Costa (ainda) não mudou de discurso
O primeiro-ministro António Costa, por seu turno, continuou a desvalorizar as previsões das instituições internacionais, dizendo que os planos do Governo, embora assentes em números cada vez mais divergentes, se mantêm em pé firme. "Previsões são previsões. (...) As previsões uns dias são melhores, uns dias são piores. (...) O Governo não põe em questão rever os objectivos, que são trabalhar o que é o programa nacional de reformas, trabalhar no que é essencial", disse durante a tarde durante uma visita a uma escola da Amadora.
Todas estas declarações surgiram no dia em que a OCDE reduziu significativamente a sua previsão para o crescimento da economia portuguesa, de 1,6% para 1,2%. Estes números ficam abaixo dos 1,5% registados em 2015 e ainda mais distantes das previsões do Governo, que é cada vez a entidade mais optimista sobre o andamento da actividade económica ao calcular um crescimento de 1,8% neste ano.
Esta desaceleração deve-se em boa medida ao pior desempenho do sector exportador e, sobretudo, à incapacidade de atrair investimento – variável que a OCDE previa há seis meses que crescesse 3% e que agora vê afundar 1,5%. A taxa de desemprego também surge com números mais sombrios: 12,1% neste ano e 11,5% no próximo, que comparam com 11,3% e 10,6%, respectivamente, esperados há seis meses.
Défice colado ao limite perigoso dos 3%
Com menos crescimento e mais desemprego, as contas da OCDE, assim como as da Comissão Europeia, apontam para um défice colado ao limite de 3% do PIB: 2,9% e 2,8%, respectivamente. Já o FMI prevê há largos meses que o défice se mantenha acima dessa fasquia, em 3,2%, o que, a confirmar-se, anularia a possibilidade de Portugal sair do procedimento dos défices excessivos no fim deste ano e agravaria a probabilidade de o país sofrer sanções em Julho por ter falhado esse objectivo em 2015.
Em 18 de Maio, Bruxelas voltou a avisar que são precisas mais medidas de contenção do défice orçamental para este ano e para o próximo, de modo a que Portugal possa cumprir as exigências mínimas das regras europeias e escapar à possibilidade de sofrer sanções. Segundo Bruxelas, isso significa agora atingir, em 2016, um défice nominal de 2,3% do PIB e uma redução do défice estrutural de 0,25 pontos percentuais. Trata-se de metas menos exigentes do que as recomendadas no ano passado ao governo de Passos Coelho quando Bruxelas exigira uma correcção estrutural de 0,6 pontos.
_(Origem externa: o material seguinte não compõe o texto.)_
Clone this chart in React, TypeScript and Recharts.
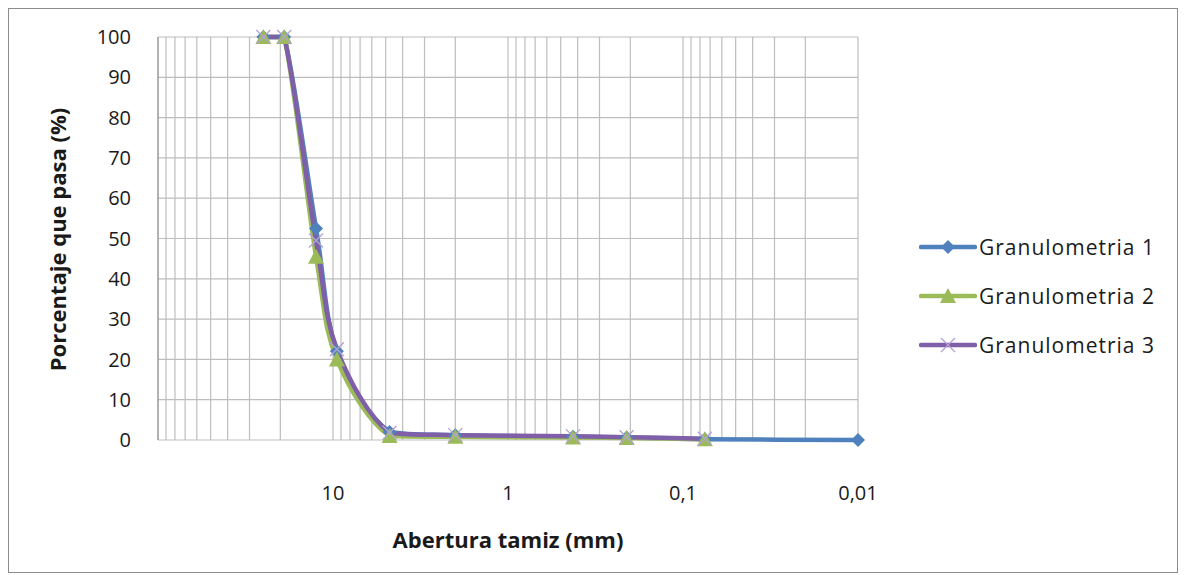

Contas feitas, existirá, ainda assim, um "buraco" de 740 milhões de euros no Orçamento deste ano, que ficará sob maior pressão precisamente a partir de Julho, com o regresso das 35 horas à Função Pública, a descida do IVA na restauração e a subida da taxa de reposição dos cortes nos salários públicos acima de 1.500 euros.